SOURCE DATA:

Begin

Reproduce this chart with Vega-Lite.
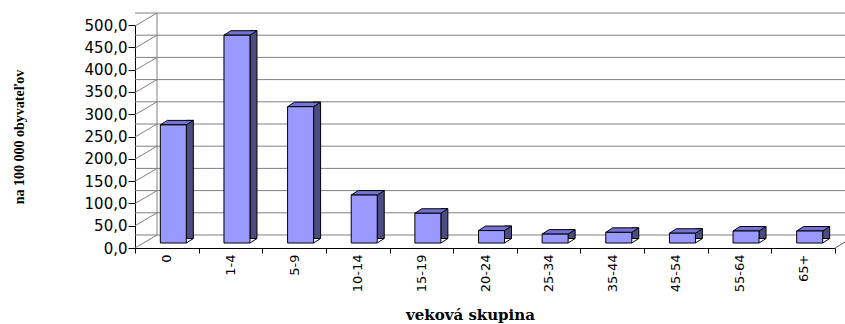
{
  "$schema": "https://vega.github.io/schema/vega-lite/v6.json",
  "width": 700,
  "height": 235,
  "autosize": {"type": "none"},
  "padding": {"left": 135, "top": 13, "right": 10, "bottom": 76},
  "background": "white",
  "config": {"view": {"stroke": null}},
  "datasets": {
    "vyskyt": [
      {"skupina": "0", "hodnota": 266},
      {"skupina": "1-4", "hodnota": 468},
      {"skupina": "5-9", "hodnota": 307},
      {"skupina": "10-14", "hodnota": 108},
      {"skupina": "15-19", "hodnota": 67},
      {"skupina": "20-24", "hodnota": 28},
      {"skupina": "25-34", "hodnota": 20},
      {"skupina": "35-44", "hodnota": 24},
      {"skupina": "45-54", "hodnota": 22},
      {"skupina": "55-64", "hodnota": 27},
      {"skupina": "65+", "hodnota": 27}
    ],
    "mriezka": [
      {"v": 0}, {"v": 50}, {"v": 100}, {"v": 150}, {"v": 200}, {"v": 250},
      {"v": 300}, {"v": 350}, {"v": 400}, {"v": 450}, {"v": 500}
    ]
  },
  "resolve": {"scale": {"y": "independent"}},
  "layer": [
    {
      "description": "back wall gridlines",
      "data": {"name": "mriezka"},
      "mark": {"type": "rule", "color": "#808080", "strokeWidth": 1, "xOffset": 22, "x2Offset": 10},
      "encoding": {
        "y": {"field": "v", "type": "quantitative", "scale": {"domain": [0, 500], "range": [222, 0]}, "axis": null}
      }
    },
    {
      "description": "side wall gridlines running from the front axis to the back wall",
      "data": {"name": "mriezka"},
      "mark": {"type": "rule", "color": "#808080", "strokeWidth": 1, "yOffset": 13},
      "encoding": {
        "x": {"value": 0},
        "x2": {"value": 22},
        "y": {"field": "v", "type": "quantitative", "scale": {"domain": [0, 500], "range": [222, 0]}, "axis": null},
        "y2": {"field": "v"}
      }
    },
    {
      "description": "back wall corner edge",
      "data": {"values": [{}]},
      "mark": {"type": "rule", "color": "#808080", "strokeWidth": 1},
      "encoding": {
        "x": {"value": 22},
        "y": {"datum": 0, "type": "quantitative", "scale": {"domain": [0, 500], "range": [222, 0]}, "axis": null},
        "y2": {"datum": 500}
      }
    },
    {
      "description": "floor right edge",
      "data": {"values": [{}]},
      "mark": {"type": "rule", "color": "#555555", "strokeWidth": 1, "yOffset": 13, "y2Offset": 7},
      "encoding": {
        "x": {"value": 700},
        "x2": {"value": 710},
        "y": {"datum": 0, "type": "quantitative", "scale": {"domain": [0, 500], "range": [222, 0]}, "axis": null},
        "y2": {"datum": 0}
      }
    },
    {
      "description": "front value axis",
      "data": {"name": "mriezka"},
      "mark": {"type": "rule", "opacity": 0},
      "encoding": {
        "y": {
          "field": "v",
          "type": "quantitative",
          "scale": {"domain": [0, 500], "range": [235, 12]},
          "axis": {
            "orient": "left",
            "values": [0, 50, 100, 150, 200, 250, 300, 350, 400, 450, 500],
            "labelExpr": "replace(format(datum.value, '.1f'), '.', ',')",
            "grid": false,
            "domainColor": "black",
            "tickColor": "black",
            "tickSize": 7,
            "labelPadding": 1,
            "labelFont": "DejaVu Sans",
            "labelFontSize": 15,
            "labelColor": "black",
            "title": "na 100 000 obyvateľov",
            "titleFont": "Liberation Serif",
            "titleFontSize": 14,
            "titleFontWeight": "bold",
            "titleColor": "black",
            "titlePadding": 58
          }
        }
      }
    },
    {
      "description": "3-D style columns",
      "data": {"name": "vyskyt"},
      "encoding": {
        "x": {
          "field": "skupina",
          "type": "nominal",
          "sort": null,
          "scale": {"paddingInner": 0, "paddingOuter": 0},
          "axis": {
            "title": "veková skupina",
            "labelAngle": -90,
            "tickBand": "extent",
            "tickSize": 5,
            "domainColor": "black",
            "tickColor": "black",
            "labelPadding": 1,
            "labelFont": "DejaVu Sans",
            "labelFontSize": 13,
            "labelColor": "black",
            "titleFont": "DejaVu Serif",
            "titleFontSize": 15,
            "titleFontWeight": "bold",
            "titleColor": "black",
            "titlePadding": 16,
            "titleX": 335,
            "grid": false
          }
        },
        "y": {"field": "hodnota", "type": "quantitative", "scale": {"domain": [0, 500], "range": [230, 8]}, "axis": null}
      },
      "layer": [
        {
          "mark": {"type": "bar", "width": 7, "xOffset": 23, "yOffset": -4.5, "y2Offset": 0, "fill": "#4B4B82", "stroke": "black", "strokeWidth": 1}
        },
        {
          "mark": {"type": "point", "shape": "M-13,0L13,0L20,-4.5L-6,-4.5Z", "size": 4, "xOffset": 6.5, "filled": true, "fill": "#7373D6", "stroke": "black", "strokeWidth": 1, "opacity": 1}
        },
        {
          "mark": {"type": "bar", "width": 26, "xOffset": 6.5, "fill": "#9999FF", "stroke": "black", "strokeWidth": 1}
        },
        {
          "mark": {"type": "point", "shape": "M13.6,0.3L20.6,-4.2L22,-4.2L22,2L13.6,2Z", "size": 4, "xOffset": 6.5, "filled": true, "fill": "white", "strokeWidth": 0, "opacity": 1},
          "encoding": {"y": {"datum": 0, "type": "quantitative"}}
        },
        {
          "mark": {"type": "point", "shape": "M13,0L20,-4.5", "size": 4, "xOffset": 6.5, "filled": false, "stroke": "black", "strokeWidth": 1, "opacity": 1},
          "encoding": {"y": {"datum": 0, "type": "quantitative"}}
        }
      ]
    }
  ]
}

End

TASK TO COMPLETE: What is needed is an exact reproduction of the data, pictures excluded.

RESULT BELOW:
Reproduce this chart with Vega-Lite.
{
  "$schema": "https://vega.github.io/schema/vega-lite/v6.json",
  "width": 700,
  "height": 235,
  "autosize": {"type": "none"},
  "padding": {"left": 135, "top": 13, "right": 10, "bottom": 76},
  "background": "white",
  "config": {"view": {"stroke": null}},
  "datasets": {
    "vyskyt": [
      {"skupina": "0", "hodnota": 266},
      {"skupina": "1-4", "hodnota": 468},
      {"skupina": "5-9", "hodnota": 307},
      {"skupina": "10-14", "hodnota": 108},
      {"skupina": "15-19", "hodnota": 67},
      {"skupina": "20-24", "hodnota": 28},
      {"skupina": "25-34", "hodnota": 20},
      {"skupina": "35-44", "hodnota": 24},
      {"skupina": "45-54", "hodnota": 22},
      {"skupina": "55-64", "hodnota": 27},
      {"skupina": "65+", "hodnota": 27}
    ],
    "mriezka": [
      {"v": 0}, {"v": 50}, {"v": 100}, {"v": 150}, {"v": 200}, {"v": 250},
      {"v": 300}, {"v": 350}, {"v": 400}, {"v": 450}, {"v": 500}
    ]
  },
  "resolve": {"scale": {"y": "independent"}},
  "layer": [
    {
      "description": "back wall gridlines",
      "data": {"name": "mriezka"},
      "mark": {"type": "rule", "color": "#808080", "strokeWidth": 1, "xOffset": 22, "x2Offset": 10},
      "encoding": {
        "y": {"field": "v", "type": "quantitative", "scale": {"domain": [0, 500], "range": [222, 0]}, "axis": null}
      }
    },
    {
      "description": "side wall gridlines running from the front axis to the back wall",
      "data": {"name": "mriezka"},
      "mark": {"type": "rule", "color": "#808080", "strokeWidth": 1, "yOffset": 13},
      "encoding": {
        "x": {"value": 0},
        "x2": {"value": 22},
        "y": {"field": "v", "type": "quantitative", "scale": {"domain": [0, 500], "range": [222, 0]}, "axis": null},
        "y2": {"field": "v"}
      }
    },
    {
      "description": "back wall corner edge",
      "data": {"values": [{}]},
      "mark": {"type": "rule", "color": "#808080", "strokeWidth": 1},
      "encoding": {
        "x": {"value": 22},
        "y": {"datum": 0, "type": "quantitative", "scale": {"domain": [0, 500], "range": [222, 0]}, "axis": null},
        "y2": {"datum": 500}
      }
    },
    {
      "description": "floor right edge",
      "data": {"values": [{}]},
      "mark": {"type": "rule", "color": "#555555", "strokeWidth": 1, "yOffset": 13, "y2Offset": 7},
      "encoding": {
        "x": {"value": 700},
        "x2": {"value": 710},
        "y": {"datum": 0, "type": "quantitative", "scale": {"domain": [0, 500], "range": [222, 0]}, "axis": null},
        "y2": {"datum": 0}
      }
    },
    {
      "description": "front value axis",
      "data": {"name": "mriezka"},
      "mark": {"type": "rule", "opacity": 0},
      "encoding": {
        "y": {
          "field": "v",
          "type": "quantitative",
          "scale": {"domain": [0, 500], "range": [235, 12]},
          "axis": {
            "orient": "left",
            "values": [0, 50, 100, 150, 200, 250, 300, 350, 400, 450, 500],
            "labelExpr": "replace(format(datum.value, '.1f'), '.', ',')",
            "grid": false,
            "domainColor": "black",
            "tickColor": "black",
            "tickSize": 7,
            "labelPadding": 1,
            "labelFont": "DejaVu Sans",
            "labelFontSize": 15,
            "labelColor": "black",
            "title": "na 100 000 obyvateľov",
            "titleFont": "Liberation Serif",
            "titleFontSize": 14,
            "titleFontWeight": "bold",
            "titleColor": "black",
            "titlePadding": 58
          }
        }
      }
    },
    {
      "description": "3-D style columns",
      "data": {"name": "vyskyt"},
      "encoding": {
        "x": {
          "field": "skupina",
          "type": "nominal",
          "sort": null,
          "scale": {"paddingInner": 0, "paddingOuter": 0},
          "axis": {
            "title": "veková skupina",
            "labelAngle": -90,
            "tickBand": "extent",
            "tickSize": 5,
            "domainColor": "black",
            "tickColor": "black",
            "labelPadding": 1,
            "labelFont": "DejaVu Sans",
            "labelFontSize": 13,
            "labelColor": "black",
            "titleFont": "DejaVu Serif",
            "titleFontSize": 15,
            "titleFontWeight": "bold",
            "titleColor": "black",
            "titlePadding": 16,
            "titleX": 335,
            "grid": false
          }
        },
        "y": {"field": "hodnota", "type": "quantitative", "scale": {"domain": [0, 500], "range": [230, 8]}, "axis": null}
      },
      "layer": [
        {
          "mark": {"type": "bar", "width": 7, "xOffset": 23, "yOffset": -4.5, "y2Offset": 0, "fill": "#4B4B82", "stroke": "black", "strokeWidth": 1}
        },
        {
          "mark": {"type": "point", "shape": "M-13,0L13,0L20,-4.5L-6,-4.5Z", "size": 4, "xOffset": 6.5, "filled": true, "fill": "#7373D6", "stroke": "black", "strokeWidth": 1, "opacity": 1}
        },
        {
          "mark": {"type": "bar", "width": 26, "xOffset": 6.5, "fill": "#9999FF", "stroke": "black", "strokeWidth": 1}
        },
        {
          "mark": {"type": "point", "shape": "M13.6,0.3L20.6,-4.2L22,-4.2L22,2L13.6,2Z", "size": 4, "xOffset": 6.5, "filled": true, "fill": "white", "strokeWidth": 0, "opacity": 1},
          "encoding": {"y": {"datum": 0, "type": "quantitative"}}
        },
        {
          "mark": {"type": "point", "shape": "M13,0L20,-4.5", "size": 4, "xOffset": 6.5, "filled": false, "stroke": "black", "strokeWidth": 1, "opacity": 1},
          "encoding": {"y": {"datum": 0, "type": "quantitative"}}
        }
      ]
    }
  ]
}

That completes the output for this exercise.